Motivation durch Selbstbestimmung

„Es ist megacool, dass ich lernen kann mit wem ich will“, meint ein Sechstklässler begeistert. Die Schülerinnen und Schüler entscheiden, wie sie jetzt gerade am besten Lernen können. Es stellt sich heraus, dass das konzentrierte Lernen zu Zweit oder in einer Kleingruppe erstaunlich produktiv ist und viele Lernerfolge mit sich bringt. Ein anderer Schüler ergänzt: „Ich möchte gerne Durchstarter werden.“ Viele spüren schon jetzt, wie sich ihr Lerngefühl verändert hat. Als Durchstarter hat der Schüler bewiesen, dass er verantwortungsvoll mit dem Lernen umgeht, ihm werden daher mehr Freiheiten zugestanden, als dem Starter oder dem Neustarter.

Beste Vorbereitung auf Abschlüsse und Ausbildung

Eltern fragen sich manchmal, ob bei so viel Freiheit die nötige Stofffülle für einen erfolgreichen Abschluss gewährleistet ist. Doch die Erfahrung zeigt: Gerade das selbstorganisierte Lernen führt oft zu besseren Ergebnissen. Jugendliche lernen hier nicht nur für Prüfungen, sondern erwerben Schlüsselkompetenzen wie Eigeninitiative, Ausdauer und Verantwortungsbewusstsein – Qualitäten, die in Ausbildung und Beruf hochgeschätzt werden.

Eine Schule der Zukunft

Mit der neuen Lernumgebung, der stärkeren individuellen Betreuung und dem veränderten Rollenverständnis der Lehrkräfte als Lernbegleiter setzt die Albert-Schweitzer-Hauptschule ein starkes Zeichen: Schule kann ein Ort sein, an dem Neugier, Motivation und Eigenständigkeit wachsen.

Die Albert-Schweitzer-Hauptschule Vechelde zeigt, wie Lernen in Zukunft aussehen kann: selbstbestimmt, vielfältig, individuell – und dennoch mit denselben Inhalten, die für einen erfolgreichen Schulabschluss gebraucht werden.
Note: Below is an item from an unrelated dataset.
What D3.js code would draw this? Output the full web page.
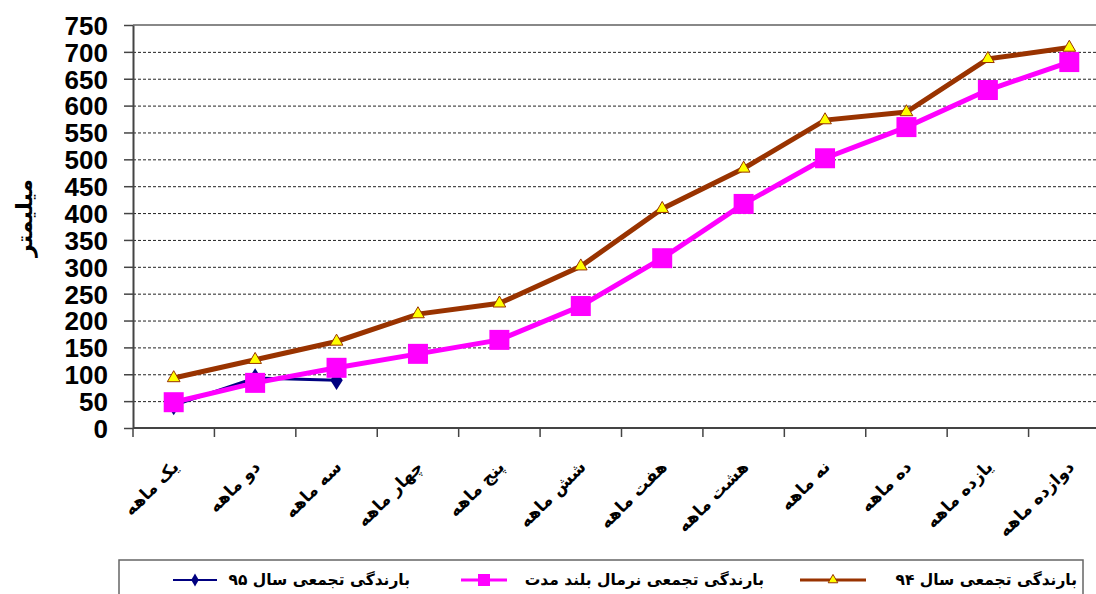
<!DOCTYPE html>
<html>
<head>
<meta charset="utf-8">
<script src="https://cdn.jsdelivr.net/npm/d3@7"></script>
<style>
  body { margin: 0; background: #fff; }
  svg { display: block; }
</style>
</head>
<body>
<svg id="chart"></svg>
<script>
// categories and series
const months = ["یک ماهه", "دو ماهه", "سه ماهه", "چهار ماهه", "پنج ماهه", "شش ماهه",
    "هفت ماهه", "هشت ماهه", "نه ماهه", "ده ماهه", "یازده ماهه", "دوازده ماهه"]
const rain94 = [93, 127, 161, 212, 232, 301, 408, 483, 573, 588, 687, 708]
const rainNormal = [48, 84, 112, 138, 164, 227, 316, 417, 502, 560, 629, 681]
const rain95 = [42, 93, 89]
const yTicks = [0, 50, 100, 150, 200, 250, 300, 350, 400, 450, 500, 550, 600, 650, 700, 750]
const legendNames = ["بارندگی تجمعی سال ۹۴", "بارندگی تجمعی نرمال بلند مدت", "بارندگی تجمعی سال ۹۵"]

const W = 1096, H = 594
const margin = { top: 25, left: 133 }
const plotRight = 1110   // plot runs past the picture edge, as in the source
const plotBottom = 428

const svg = d3.select('#chart').attr('width', W).attr('height', H)

const x = d3.scaleBand().domain(months).range([margin.left, plotRight])
const y = d3.scaleLinear().domain([0, 750]).range([plotBottom, margin.top])
const cx = d => x(d) + x.bandwidth() / 2

// dashed grid
svg.append('g')
    .attr('transform', `translate(${margin.left},0)`)
    .call(d3.axisLeft(y).tickValues(yTicks.filter(v => v > 0 && v < 750))
        .tickSize(-(plotRight - margin.left)).tickFormat(''))
    .call(g => g.select('.domain').remove())
    .selectAll('line')
    .attr('stroke', '#222')
    .attr('stroke-width', 1)
    .attr('stroke-dasharray', '3,2')

// top border of plot area
svg.append('line')
    .attr('x1', margin.left).attr('x2', plotRight)
    .attr('y1', y(750)).attr('y2', y(750))
    .attr('stroke', '#888').attr('stroke-width', 2)

// y axis
const yAxis = svg.append('g')
    .attr('transform', `translate(${margin.left},0)`)
    .call(d3.axisLeft(y).tickValues(yTicks).tickSize(9).tickPadding(16).tickSizeOuter(0))
yAxis.select('.domain').attr('stroke', '#444').attr('stroke-width', 2)
yAxis.selectAll('.tick line').attr('stroke', '#444').attr('stroke-width', 1.5)
yAxis.selectAll('text')
    .attr('dy', '0.36em')
    .style('font-family', '"Liberation Sans", Arial, sans-serif')
    .style('font-weight', 'bold')
    .style('font-size', '26px')
    .attr('fill', '#000')

// x axis: baseline + ticks at category boundaries
svg.append('line')
    .attr('x1', margin.left).attr('x2', plotRight)
    .attr('y1', plotBottom).attr('y2', plotBottom)
    .attr('stroke', '#444').attr('stroke-width', 2)
svg.append('g').selectAll('line')
    .data(months)
    .enter().append('line')
    .attr('x1', d => x(d)).attr('x2', d => x(d))
    .attr('y1', plotBottom).attr('y2', plotBottom + 9)
    .attr('stroke', '#444').attr('stroke-width', 1.5)

svg.append('g').selectAll('text')
    .data(months)
    .enter().append('text')
    .attr('transform', d => `translate(${cx(d) + 6},${plotBottom + 40}) rotate(-45)`)
    .attr('text-anchor', 'end')
    .style('font-family', '"DejaVu Sans", sans-serif')
    .style('font-weight', 'bold')
    .style('font-size', '17px')
    .text(d => d)

// y axis title
svg.append('text')
    .attr('transform', `translate(32,218) rotate(-90)`)
    .attr('text-anchor', 'middle')
    .style('font-family', '"DejaVu Sans", sans-serif')
    .style('font-weight', 'bold')
    .style('font-size', '22px')
    .text('میلیمتر')

// lines
const line = d3.line()
    .x((d, i) => cx(months[i]))
    .y(d => y(d))

// series 95 (navy diamonds)
svg.append('path')
    .datum(rain95)
    .attr('fill', 'none')
    .attr('stroke', '#000080')
    .attr('stroke-width', 3)
    .attr('d', line)
svg.append('g').selectAll('path')
    .data(rain95)
    .enter().append('path')
    .attr('d', d3.symbol(d3.symbolDiamond, 110))
    .attr('transform', (d, i) => `translate(${cx(months[i])},${y(d)}) scale(1.1,1)`)
    .attr('fill', '#000080')

// normal (magenta squares)
svg.append('path')
    .datum(rainNormal)
    .attr('fill', 'none')
    .attr('stroke', '#ff00ff')
    .attr('stroke-width', 5)
    .attr('d', line)
svg.append('g').selectAll('rect')
    .data(rainNormal)
    .enter().append('rect')
    .attr('x', (d, i) => cx(months[i]) - 10)
    .attr('y', d => y(d) - 10)
    .attr('width', 20).attr('height', 20)
    .attr('fill', '#ff00ff')

// series 94 (brown line with yellow triangles)
svg.append('path')
    .datum(rain94)
    .attr('fill', 'none')
    .attr('stroke', '#993300')
    .attr('stroke-width', 5)
    .attr('d', line)
svg.append('g').selectAll('path')
    .data(rain94)
    .enter().append('path')
    .attr('d', d3.symbol(d3.symbolTriangle, 70))
    .attr('transform', (d, i) => `translate(${cx(months[i])},${y(d)})`)
    .attr('fill', '#ffff00')
    .attr('stroke', '#993300')
    .attr('stroke-width', 1)

// legend
svg.append('rect')
    .attr('x', 119).attr('y', 560)
    .attr('width', 964).attr('height', 60)
    .attr('fill', 'none')
    .attr('stroke', '#666').attr('stroke-width', 1.5)

const legendItems = [
    { name: legendNames[0], color: '#993300', w: 3, mark: 'tri', lx: 833, half: 33, tx: 1077 },
    { name: legendNames[1], color: '#ff00ff', w: 3, mark: 'sq', lx: 484, half: 23, tx: 764 },
    { name: legendNames[2], color: '#000080', w: 2, mark: 'dia', lx: 195, half: 22, tx: 410 },
]
const lg = svg.append('g').selectAll('g')
    .data(legendItems)
    .enter().append('g')
lg.append('line')
    .attr('x1', d => d.lx - d.half).attr('x2', d => d.lx + d.half)
    .attr('y1', 580).attr('y2', 580)
    .attr('stroke', d => d.color).attr('stroke-width', d => d.w)
lg.filter(d => d.mark === 'tri').append('path')
    .attr('d', d3.symbol(d3.symbolTriangle, 40))
    .attr('transform', d => `translate(${d.lx},580)`)
    .attr('fill', '#ffff00').attr('stroke', '#993300')
lg.filter(d => d.mark === 'sq').append('rect')
    .attr('x', d => d.lx - 6).attr('y', 574)
    .attr('width', 12).attr('height', 12)
    .attr('fill', '#ff00ff')
lg.filter(d => d.mark === 'dia').append('path')
    .attr('d', d3.symbol(d3.symbolDiamond, 50))
    .attr('transform', d => `translate(${d.lx},580)`)
    .attr('fill', '#000080')
lg.append('text')
    .attr('x', d => d.tx).attr('y', 585)
    .attr('text-anchor', 'end')
    .style('font-family', '"DejaVu Sans", sans-serif')
    .style('font-weight', 'bold')
    .style('font-size', '15.5px')
    .text(d => d.name)
</script>
</body>
</html>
Alle Schulen des Deutschen Schulpreises haben sich bereits auf den Weg gemacht- die Albert-Schweitzer Hauptschule will und wird dazugehören. An einer Weiterentwicklung dieses einmaligen Pilotprojekts wird bereits gearbeitet und die Entwicklung zu einer Schule der Zukunft unter besonderer Berücksichtigung aller Stärken, Schwächen und Interessen der Kinder soll und muss unser aller pädagogisches Ziel sein.